:: Data extract ::
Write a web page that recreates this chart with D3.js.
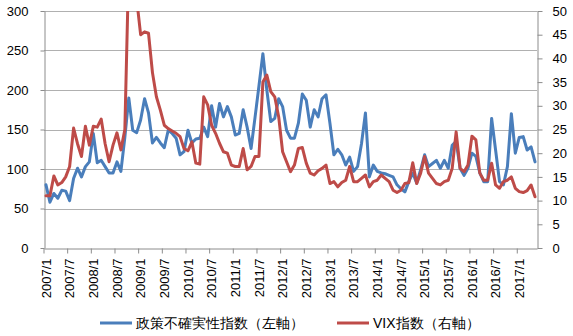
<!DOCTYPE html>
<html>
<head>
<meta charset="utf-8">
<script src="https://cdn.jsdelivr.net/npm/d3@7"></script>
<style>
  html, body { margin: 0; padding: 0; background: #fff; }
  svg { display: block; }
  text { font-family: "Liberation Sans", Arial, sans-serif; }
</style>
</head>
<body>
<svg id="chart" width="573" height="336"></svg>
<script>
// ---- Data ----
// Monthly categories 2007/1 .. 2017/5
const categories = [];
for (let y = 2007; y <= 2017; y++) {
  for (let m = 1; m <= 12; m++) {
    if (y === 2017 && m > 5) break;
    categories.push(y + "/" + m);
  }
}

// Policy uncertainty index (left axis)
const epuValues = [
  80, 58, 69, 63, 73, 72, 60, 88, 101, 90, 103, 109,
  145, 108, 111, 103, 95, 95, 109, 97, 140, 190, 149, 146,
  162, 189, 171, 133, 140, 133, 127, 149, 145, 139, 118, 122,
  149, 133, 138, 139, 153, 141, 180, 153, 183, 166, 179, 166,
  143, 145, 175, 153, 126, 165, 205, 246, 200, 160, 164, 189,
  179, 149, 139, 139, 158, 195, 187, 153, 175, 166, 189, 194,
  158, 118, 125, 118, 105, 115, 97, 103, 132, 171, 90, 105,
  97, 95, 94, 92, 90, 80, 75, 71, 84, 95, 82, 99,
  118, 103, 107, 111, 101, 111, 101, 130, 135, 101, 92, 101,
  120, 116, 95, 84, 84, 164, 124, 84, 80, 103, 170, 120,
  140, 141, 124, 128, 109
];

// VIX index (right axis)
const vixValues = [
  11.0, 11.0, 15.2, 13.3, 13.8, 15.0, 17.2, 25.3, 22.0, 19.3, 25.7, 21.7,
  25.7, 25.5, 27.2, 22.0, 18.2, 21.7, 24.3, 20.7, 25.0, 60.0, 61.0, 52.5,
  45.0, 45.6, 45.3, 37.0, 31.9, 29.1, 25.9, 25.2, 24.7, 24.2, 23.5, 21.0,
  20.5, 22.4, 17.9, 17.7, 31.9, 30.2, 25.9, 24.2, 22.1, 20.3, 20.0, 17.5,
  17.2, 17.2, 21.0, 16.5, 17.2, 19.3, 19.3, 35.0, 36.5, 33.0, 31.9, 27.7,
  20.3, 18.2, 16.1, 17.5, 21.0, 21.2, 17.9, 15.8, 15.4, 16.3, 16.8, 17.5,
  13.6, 14.0, 12.9, 13.8, 14.3, 17.2, 14.0, 14.0, 14.7, 15.4, 12.9, 14.0,
  14.3, 15.4, 14.7, 14.0, 12.2, 11.7, 12.2, 13.6, 13.8, 18.0, 13.6, 15.8,
  19.3, 15.8, 14.7, 13.6, 13.3, 14.0, 14.3, 16.8, 24.5, 16.8, 16.1, 17.5,
  23.6, 22.8, 15.8, 14.3, 14.3, 17.9, 13.3, 12.6, 14.0, 14.3, 15.0, 12.6,
  11.9, 11.7, 12.1, 13.3, 10.8
];

const leftTicks = [0, 50, 100, 150, 200, 250, 300];
const rightTicks = [0, 5, 10, 15, 20, 25, 30, 35, 40, 45, 50];
const xTickLabels = categories.filter((c, i) => i % 6 === 0);

const seriesNames = ["政策不確実性指数（左軸）", "VIX指数（右軸）"];
const colors = ["#4a7ebb", "#be4b48"];

// ---- Layout ----
const plot = { left: 44, right: 537, top: 11, bottom: 248 };
const svg = d3.select("#chart");

const x = d3.scaleBand().domain(categories).range([plot.left, plot.right]).paddingInner(0).paddingOuter(0);
const xc = d => x(d) + x.bandwidth() / 2;
const yL = d3.scaleLinear().domain([0, 300]).range([plot.bottom, plot.top]);
const yR = d3.scaleLinear().domain([0, 50]).range([plot.bottom, plot.top]);

// gridlines
svg.append("g").selectAll("line").data(leftTicks.filter(t => t > 0)).join("line")
  .attr("x1", plot.left).attr("x2", plot.right)
  .attr("y1", d => Math.round(yL(d)) + 0.5).attr("y2", d => Math.round(yL(d)) + 0.5)
  .attr("stroke", "#b0b0b0").attr("stroke-width", 1);

// left axis
const gL = svg.append("g").attr("transform", `translate(${plot.left + 0.5},0)`)
  .call(d3.axisLeft(yL).tickValues(leftTicks).tickSize(4).tickPadding(12).tickSizeOuter(0));
// right axis
const gR = svg.append("g").attr("transform", `translate(${plot.right + 0.5},0)`)
  .call(d3.axisRight(yR).tickValues(rightTicks).tickSize(5).tickPadding(10).tickSizeOuter(0));
[gL, gR].forEach(g => {
  g.select(".domain").attr("stroke", "#8c8c8c");
  g.selectAll(".tick line").attr("stroke", "#8c8c8c");
  g.selectAll(".tick text").attr("font-size", 13).attr("fill", "#000")
    .attr("font-family", '"Liberation Sans", Arial, sans-serif');
});

// bottom axis
const gB = svg.append("g").attr("transform", `translate(0,${plot.bottom + 0.5})`)
  .call(d3.axisBottom(x).tickValues(xTickLabels).tickSize(5).tickSizeOuter(0));
gB.select(".domain").attr("stroke", "#8c8c8c");
gB.selectAll(".tick line").attr("stroke", "#8c8c8c")
  .attr("x1", -x.bandwidth() / 2).attr("x2", -x.bandwidth() / 2);
gB.selectAll(".tick text")
  .attr("font-size", 13).attr("fill", "#000")
  .attr("font-family", '"Liberation Sans", Arial, sans-serif')
  .attr("transform", "rotate(-90)")
  .attr("text-anchor", "end")
  .attr("x", -10).attr("y", 0).attr("dy", "0.36em");

// clip
svg.append("clipPath").attr("id", "plotclip").append("rect")
  .attr("x", plot.left).attr("y", plot.top)
  .attr("width", plot.right - plot.left).attr("height", plot.bottom - plot.top);

const lineL = d3.line().x((d, i) => xc(categories[i])).y(d => yL(d));
const lineR = d3.line().x((d, i) => xc(categories[i])).y(d => yR(d));

const gLines = svg.append("g").attr("clip-path", "url(#plotclip)");
gLines.append("path").datum(epuValues).attr("d", lineL)
  .attr("fill", "none").attr("stroke", colors[0]).attr("stroke-width", 3)
  .attr("stroke-linejoin", "round").attr("stroke-linecap", "round");
gLines.append("path").datum(vixValues).attr("d", lineR)
  .attr("fill", "none").attr("stroke", colors[1]).attr("stroke-width", 3)
  .attr("stroke-linejoin", "round").attr("stroke-linecap", "round");

// legend
const legendItems = [
  { name: seriesNames[0], color: colors[0], x: 100 },
  { name: seriesNames[1], color: colors[1], x: 337 }
];
const lg = svg.append("g");
legendItems.forEach(it => {
  lg.append("line").attr("x1", it.x).attr("x2", it.x + 32)
    .attr("y1", 323).attr("y2", 323)
    .attr("stroke", it.color).attr("stroke-width", 3);
  lg.append("text").attr("x", it.x + 36).attr("y", 323).attr("dy", "0.36em")
    .attr("font-size", 14).attr("fill", "#000")
    .attr("font-family", '"Noto Sans CJK JP", "Noto Sans", sans-serif')
    .text(it.name);
});
</script>
</body>
</html>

:: Request ::
Transcribe the preceding listing in its entirety and with exact wording, leaving out pictures.

:: Answer to the problem ::
Write a web page that recreates this chart with D3.js.
<!DOCTYPE html>
<html>
<head>
<meta charset="utf-8">
<script src="https://cdn.jsdelivr.net/npm/d3@7"></script>
<style>
  html, body { margin: 0; padding: 0; background: #fff; }
  svg { display: block; }
  text { font-family: "Liberation Sans", Arial, sans-serif; }
</style>
</head>
<body>
<svg id="chart" width="573" height="336"></svg>
<script>
// ---- Data ----
// Monthly categories 2007/1 .. 2017/5
const categories = [];
for (let y = 2007; y <= 2017; y++) {
  for (let m = 1; m <= 12; m++) {
    if (y === 2017 && m > 5) break;
    categories.push(y + "/" + m);
  }
}

// Policy uncertainty index (left axis)
const epuValues = [
  80, 58, 69, 63, 73, 72, 60, 88, 101, 90, 103, 109,
  145, 108, 111, 103, 95, 95, 109, 97, 140, 190, 149, 146,
  162, 189, 171, 133, 140, 133, 127, 149, 145, 139, 118, 122,
  149, 133, 138, 139, 153, 141, 180, 153, 183, 166, 179, 166,
  143, 145, 175, 153, 126, 165, 205, 246, 200, 160, 164, 189,
  179, 149, 139, 139, 158, 195, 187, 153, 175, 166, 189, 194,
  158, 118, 125, 118, 105, 115, 97, 103, 132, 171, 90, 105,
  97, 95, 94, 92, 90, 80, 75, 71, 84, 95, 82, 99,
  118, 103, 107, 111, 101, 111, 101, 130, 135, 101, 92, 101,
  120, 116, 95, 84, 84, 164, 124, 84, 80, 103, 170, 120,
  140, 141, 124, 128, 109
];

// VIX index (right axis)
const vixValues = [
  11.0, 11.0, 15.2, 13.3, 13.8, 15.0, 17.2, 25.3, 22.0, 19.3, 25.7, 21.7,
  25.7, 25.5, 27.2, 22.0, 18.2, 21.7, 24.3, 20.7, 25.0, 60.0, 61.0, 52.5,
  45.0, 45.6, 45.3, 37.0, 31.9, 29.1, 25.9, 25.2, 24.7, 24.2, 23.5, 21.0,
  20.5, 22.4, 17.9, 17.7, 31.9, 30.2, 25.9, 24.2, 22.1, 20.3, 20.0, 17.5,
  17.2, 17.2, 21.0, 16.5, 17.2, 19.3, 19.3, 35.0, 36.5, 33.0, 31.9, 27.7,
  20.3, 18.2, 16.1, 17.5, 21.0, 21.2, 17.9, 15.8, 15.4, 16.3, 16.8, 17.5,
  13.6, 14.0, 12.9, 13.8, 14.3, 17.2, 14.0, 14.0, 14.7, 15.4, 12.9, 14.0,
  14.3, 15.4, 14.7, 14.0, 12.2, 11.7, 12.2, 13.6, 13.8, 18.0, 13.6, 15.8,
  19.3, 15.8, 14.7, 13.6, 13.3, 14.0, 14.3, 16.8, 24.5, 16.8, 16.1, 17.5,
  23.6, 22.8, 15.8, 14.3, 14.3, 17.9, 13.3, 12.6, 14.0, 14.3, 15.0, 12.6,
  11.9, 11.7, 12.1, 13.3, 10.8
];

const leftTicks = [0, 50, 100, 150, 200, 250, 300];
const rightTicks = [0, 5, 10, 15, 20, 25, 30, 35, 40, 45, 50];
const xTickLabels = categories.filter((c, i) => i % 6 === 0);

const seriesNames = ["政策不確実性指数（左軸）", "VIX指数（右軸）"];
const colors = ["#4a7ebb", "#be4b48"];

// ---- Layout ----
const plot = { left: 44, right: 537, top: 11, bottom: 248 };
const svg = d3.select("#chart");

const x = d3.scaleBand().domain(categories).range([plot.left, plot.right]).paddingInner(0).paddingOuter(0);
const xc = d => x(d) + x.bandwidth() / 2;
const yL = d3.scaleLinear().domain([0, 300]).range([plot.bottom, plot.top]);
const yR = d3.scaleLinear().domain([0, 50]).range([plot.bottom, plot.top]);

// gridlines
svg.append("g").selectAll("line").data(leftTicks.filter(t => t > 0)).join("line")
  .attr("x1", plot.left).attr("x2", plot.right)
  .attr("y1", d => Math.round(yL(d)) + 0.5).attr("y2", d => Math.round(yL(d)) + 0.5)
  .attr("stroke", "#b0b0b0").attr("stroke-width", 1);

// left axis
const gL = svg.append("g").attr("transform", `translate(${plot.left + 0.5},0)`)
  .call(d3.axisLeft(yL).tickValues(leftTicks).tickSize(4).tickPadding(12).tickSizeOuter(0));
// right axis
const gR = svg.append("g").attr("transform", `translate(${plot.right + 0.5},0)`)
  .call(d3.axisRight(yR).tickValues(rightTicks).tickSize(5).tickPadding(10).tickSizeOuter(0));
[gL, gR].forEach(g => {
  g.select(".domain").attr("stroke", "#8c8c8c");
  g.selectAll(".tick line").attr("stroke", "#8c8c8c");
  g.selectAll(".tick text").attr("font-size", 13).attr("fill", "#000")
    .attr("font-family", '"Liberation Sans", Arial, sans-serif');
});

// bottom axis
const gB = svg.append("g").attr("transform", `translate(0,${plot.bottom + 0.5})`)
  .call(d3.axisBottom(x).tickValues(xTickLabels).tickSize(5).tickSizeOuter(0));
gB.select(".domain").attr("stroke", "#8c8c8c");
gB.selectAll(".tick line").attr("stroke", "#8c8c8c")
  .attr("x1", -x.bandwidth() / 2).attr("x2", -x.bandwidth() / 2);
gB.selectAll(".tick text")
  .attr("font-size", 13).attr("fill", "#000")
  .attr("font-family", '"Liberation Sans", Arial, sans-serif')
  .attr("transform", "rotate(-90)")
  .attr("text-anchor", "end")
  .attr("x", -10).attr("y", 0).attr("dy", "0.36em");

// clip
svg.append("clipPath").attr("id", "plotclip").append("rect")
  .attr("x", plot.left).attr("y", plot.top)
  .attr("width", plot.right - plot.left).attr("height", plot.bottom - plot.top);

const lineL = d3.line().x((d, i) => xc(categories[i])).y(d => yL(d));
const lineR = d3.line().x((d, i) => xc(categories[i])).y(d => yR(d));

const gLines = svg.append("g").attr("clip-path", "url(#plotclip)");
gLines.append("path").datum(epuValues).attr("d", lineL)
  .attr("fill", "none").attr("stroke", colors[0]).attr("stroke-width", 3)
  .attr("stroke-linejoin", "round").attr("stroke-linecap", "round");
gLines.append("path").datum(vixValues).attr("d", lineR)
  .attr("fill", "none").attr("stroke", colors[1]).attr("stroke-width", 3)
  .attr("stroke-linejoin", "round").attr("stroke-linecap", "round");

// legend
const legendItems = [
  { name: seriesNames[0], color: colors[0], x: 100 },
  { name: seriesNames[1], color: colors[1], x: 337 }
];
const lg = svg.append("g");
legendItems.forEach(it => {
  lg.append("line").attr("x1", it.x).attr("x2", it.x + 32)
    .attr("y1", 323).attr("y2", 323)
    .attr("stroke", it.color).attr("stroke-width", 3);
  lg.append("text").attr("x", it.x + 36).attr("y", 323).attr("dy", "0.36em")
    .attr("font-size", 14).attr("fill", "#000")
    .attr("font-family", '"Noto Sans CJK JP", "Noto Sans", sans-serif')
    .text(it.name);
});
</script>
</body>
</html>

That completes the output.